Today it is best known for its distinctive red and white painted Conway Tower.
Work began on the tower in November 1792 and it was completed by 1794 by which time it had cost total of £4,000.
The overspend was paid for by cancelling plans for towers at Anne Port and Rozel.
By the late 1990s the cliff face beneath the old Apple Cottage was in danger of erosion and it needed to be protected so the base of the cliffs was reinforced by hundreds of tons of rounded grey and pink rocks.
These were brought over by barge from a quarry near Cork in Ireland.
In order to save money, instead of four machicoulis projecting from the top there are only three. Around the base of the tower Conway had a masonry gun-platform built to take four 18-pounder guns as well as the carronade on the roof. Because of these extra guns the tower was manned by a sergeant, corporal and 19 soldiers.
It was the last tower constructed during Conway’s lifetime and served as the prototype for La Rocco Tower in St Ouen’s Bay.
In 1847 the tower became joined to the rest of the Island when work began on the building of St Catherine’s harbour of refuge.
Originally, the idea had been to run a southern breakwater from Jeffrey’s Leap and enclose Anne Port Bay as well but spiralling costs meant the idea was modified and the start point for the southern arm was moved to Archirondel.
Once work reached the low-water mark the focus moved to building the eastern arm running out from Verclut (St Catherine’s). Work on the project was abandoned in 1852.
In July 1922 the States bought the tower and 700 square metres of land from the War Department for £200.
During the Occupation the tower was extensively altered when the original stairs were removed and concrete floors built while the battery was modified to take heavy machine guns.
Cliff rescue
Archirondel hit the national news briefly in 1927 when three women visitors had to be rescued from the cliffs.
Accounts of their escapade was reported in newspapers from Aberdeen to Cornwall.
Their cries for help attracted hundreds of people, many of whom were visitors.
Happily they were hauled up to safety through the furze and bracken whereupon, in the best tradition of cinematic melodramas, all three fainted into the arms of their rescuers.
A sticky end
News from Archirondel had also made the mainland journals in 1824 when, among others, the Southampton Herald and Dublin’s Saunder’s Newsletter and Daily Advertiser reported that a Mr Isaac Coutanche, of St Martin, had been judged to have destroyed himself through gluttony.
Coutanche had been in a public house near Archirondel Tower on 6 August when he ate six raw eggs mixed with two glasses of gin for a bet.

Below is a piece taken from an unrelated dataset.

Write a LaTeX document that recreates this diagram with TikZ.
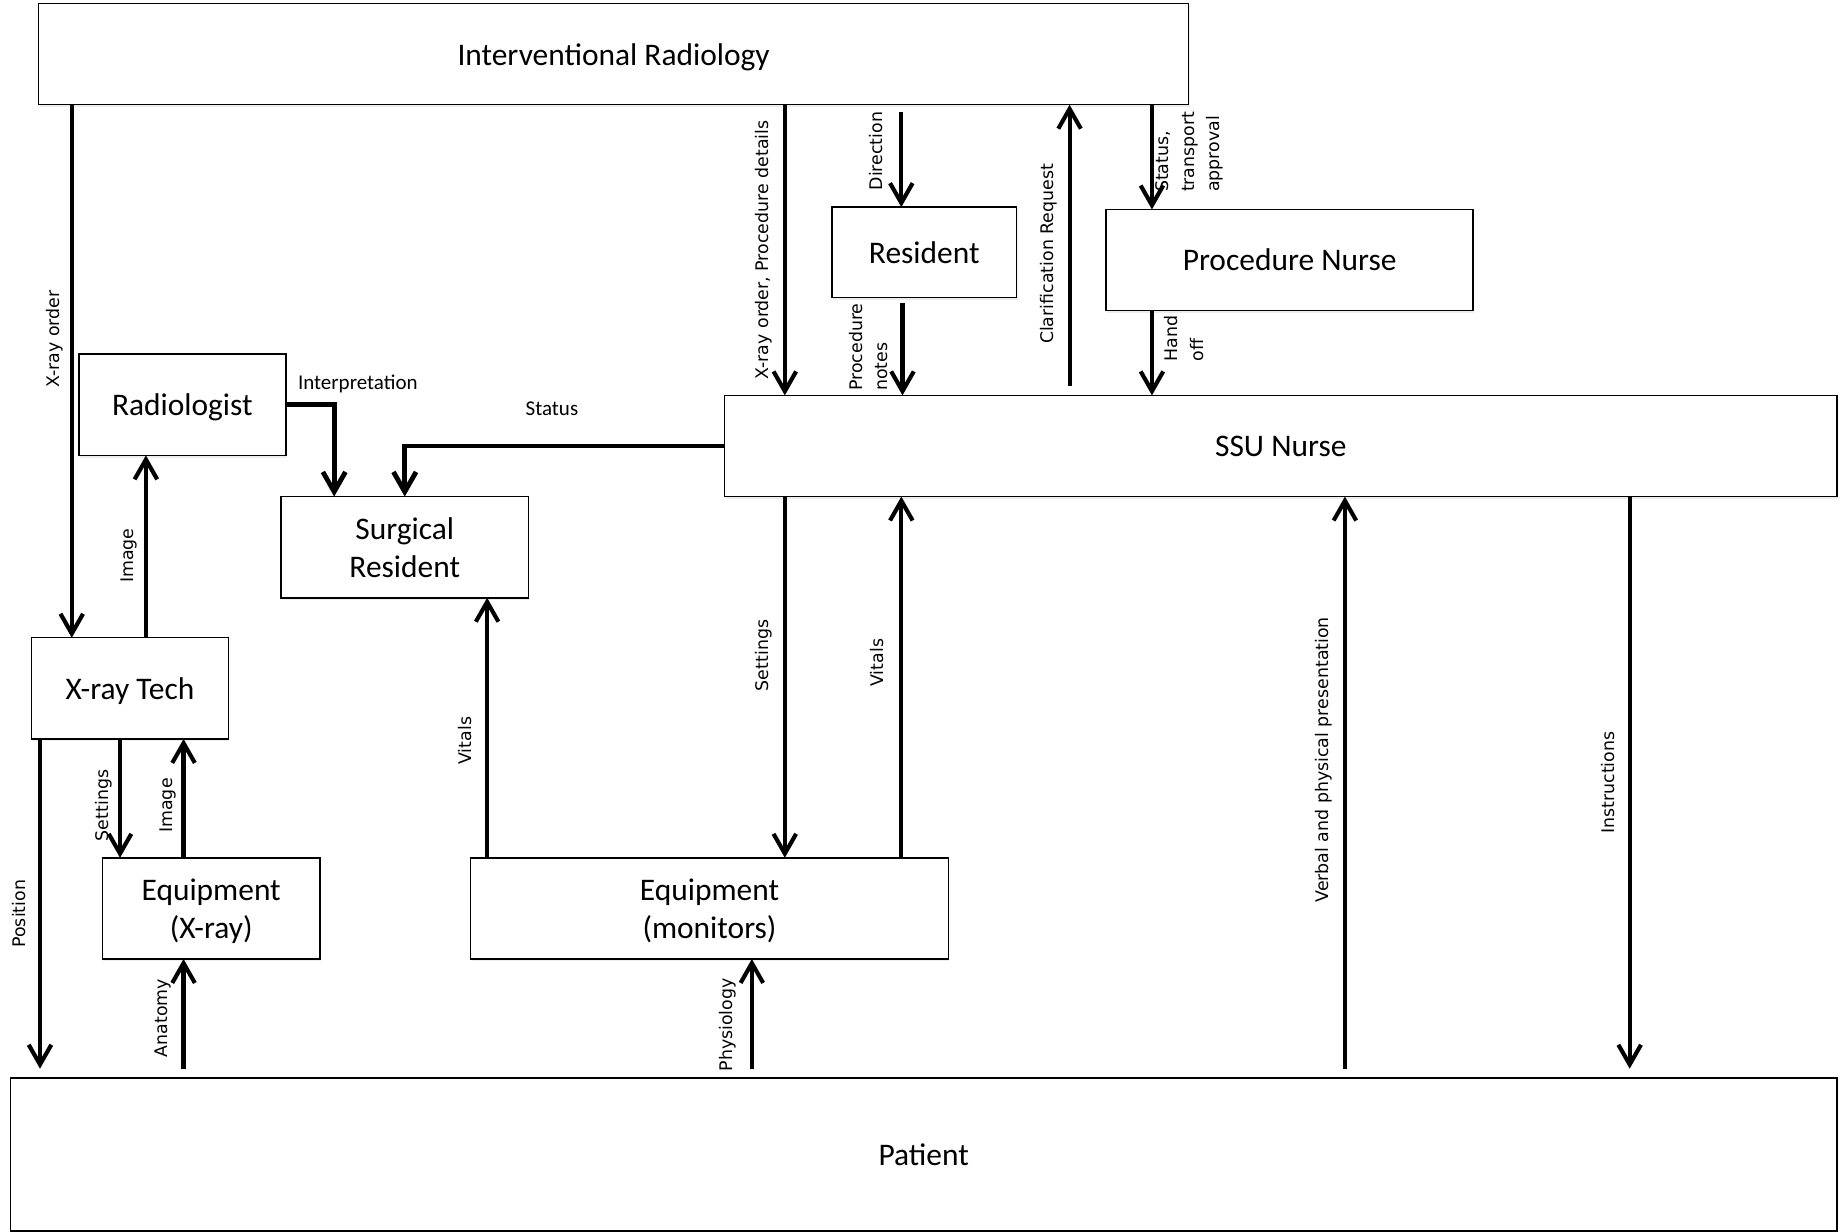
\documentclass[tikz,border=0pt]{standalone}
\usepackage{fontspec}
\setmainfont{Carlito}
\newfontfamily\flowfont{DejaVu Sans}
\usetikzlibrary{arrows.meta, shadows}

\begin{document}
\begin{tikzpicture}[
		x=0.025cm, y=-0.025cm,
		box/.style={draw, fill=white, line width=0.9pt, inner sep=0pt, outer sep=0pt, align=center, minimum height=2.15cm, text depth=0pt, font=\fontsize{19}{23}\selectfont, drop shadow={shadow xshift=0.6pt, shadow yshift=-1.3pt, fill=black!14}},
		arrow/.style={-{Straight Barb[length=4.2mm, width=4.8mm]}, line width=2.5pt},
		flow/.style={rotate=90, align=left, inner sep=6.5pt, font=\flowfont\fontsize{10.5}{15.5}\selectfont},
		note/.style={inner sep=0pt, font=\fontsize{12.7}{15}\selectfont}
		]
		\useasboundingbox (0,0) rectangle (1568,1047);
		
		% BOXES
		\node[box, minimum width=24.425cm] (ir) at (521.5,46) {Interventional Radiology};
		\node[box, minimum width=3.925cm, minimum height=1.925cm] (res) at (785.5,214.5) {Resident};
		\node[box, minimum width=7.8cm] (pnurse) at (1096,221) {Procedure Nurse};
		\node[box, minimum width=4.4cm] (rad) at (155,344) {Radiologist};
		\node[box, minimum width=23.625cm] (ssu) at (1088.5,379) {SSU Nurse};
		\node[box, minimum width=5.25cm] (surg) at (344,465) {Surgical\\Resident};
		\node[box, minimum width=4.175cm] (xtech) at (110.5,585) {X-ray Tech};
		\node[box, minimum width=4.625cm] (eqx) at (179.5,772) {Equipment\\(X-ray)};
		\node[box, minimum width=10.15cm] (eqm) at (603,772) {Equipment\\(monitors)};
		\node[box, minimum width=38.8cm, minimum height=3.25cm] (patient) at (785,981) {Patient};
		
		% free ends just off the boxes
		\coordinate (irb) at ([yshift=-4.5pt]ir.south);
		\coordinate (resb) at ([yshift=-3pt]res.south);
		\coordinate (ssut) at ([yshift=5.5pt]ssu.north);
		\coordinate (patt) at ([yshift=5.5pt]patient.north);
		
		% CONNECTIONS
		\draw[arrow] (ir.south -| 61,0) -- (xtech.north -| 61,0) node[flow, anchor=south, inner sep=4pt, pos=0.44] {X-ray order};
		\draw[arrow] (xtech.north -| 124,0) -- (rad.south -| 124,0) node[flow, anchor=south, inner sep=4pt, pos=0.45] {Image};
		\draw[arrow, line width=2.9pt] (rad.east) -| (surg.north -| 284,0) node[note, anchor=south west, pos=0.1, yshift=6pt] {Interpretation};
		\draw[arrow, line width=2.9pt] (ssu.west) -| (surg.north -| 344,0) node[note, above=17pt, pos=0.27] {Status};
		\draw[arrow] (ir.south -| 667,0) -- (ssu.north -| 667,0) node[flow, anchor=south, pos=0.5] {X-ray order, Procedure details};
		\draw[arrow] (irb -| 766,0) -- (res.north -| 766,0) node[flow, anchor=south, inner sep=10pt, pos=0.41] {Direction};
		\draw[arrow] (resb -| 767,0) -- (ssu.north -| 767,0) node[flow, anchor=south, inner sep=7.5pt, pos=0.48] {Procedure\\notes};
		\draw[arrow] (ssut -| 909,0) -- (ir.south -| 909,0) node[flow, anchor=south, pos=0.47] {Clarification Request};
		\draw[arrow] (ir.south -| 979,0) -- (pnurse.north -| 979,0) node[flow, anchor=north, inner sep=1pt, pos=0.45] {Status,\\transport\\approval};
		\draw[arrow] (pnurse.south -| 979,0) -- (ssu.north -| 979,0) node[flow, anchor=north, pos=0.33] {Hand\\off};
		\draw[arrow] (ssu.south -| 667,0) -- (eqm.north -| 667,0) node[flow, anchor=south, pos=0.44] {Settings};
		\draw[arrow] (eqm.north -| 766,0) -- (ssu.south -| 766,0) node[flow, anchor=south, inner sep=9.5pt, pos=0.54] {Vitals};
		\draw[arrow] (eqm.north -| 414,0) -- (surg.south -| 414,0) node[flow, anchor=south, inner sep=8pt, pos=0.45] {Vitals};
		\draw[arrow] (patt -| 1143,0) -- (ssu.south -| 1143,0) node[flow, anchor=south, pos=0.54] {Verbal and physical presentation};
		\draw[arrow] (ssu.south -| 1385,0) -- (patt -| 1385,0) node[flow, anchor=south, inner sep=8pt, pos=0.5] {Instructions};
		\draw[arrow] (xtech.south -| 34,0) -- (patt -| 34,0) node[flow, anchor=south, inner sep=7.5pt, pos=0.53] {Position};
		\draw[arrow] (xtech.south -| 102,0) -- (eqx.north -| 102,0) node[flow, anchor=south, inner sep=3.5pt, pos=0.56] {Settings};
		\draw[arrow] (eqx.north -| 156,0) -- (xtech.south -| 156,0) node[flow, anchor=south, inner sep=3.5pt, pos=0.44] {Image};
		\draw[arrow] (patt -| 156,0) -- (eqx.south -| 156,0) node[flow, anchor=south, pos=0.46] {Anatomy};
		\draw[arrow] (patt -| 639,0) -- (eqm.south -| 639,0) node[flow, anchor=south, inner sep=8pt, pos=0.4] {Physiology};
		
	\end{tikzpicture}
\end{document}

He then had another dozen raw eggs washed down with a pint of gin followed by some raw bacon and two glasses of brandy – all in less than 30 minutes.
Unsurprisingly, within an hour, he was insensible and he died two weeks later.
Ship in trouble
News of a more maritime nature tended to be reported only by the local press – such as the case of Matthew Gallichan’s 59-ton yawl London (Captain Cresswell) which ran into trouble just off Gorey on 5 November 1861.
She was on passage from South Shields to the Breton port of Le Vivier, near Cancale, when she got into trouble when a SSW gale blew up just as they were passing the Island.
In order to save the vessel Captain Cresswell ran her aground in Archirondel Bay.
His actions were successful as she was floated off soon after and taken into Gorey, where she had been built by John Messervy seven years earlier, for repair.
The London continued sailing from the Island until she was sold to foreign owners in 1872.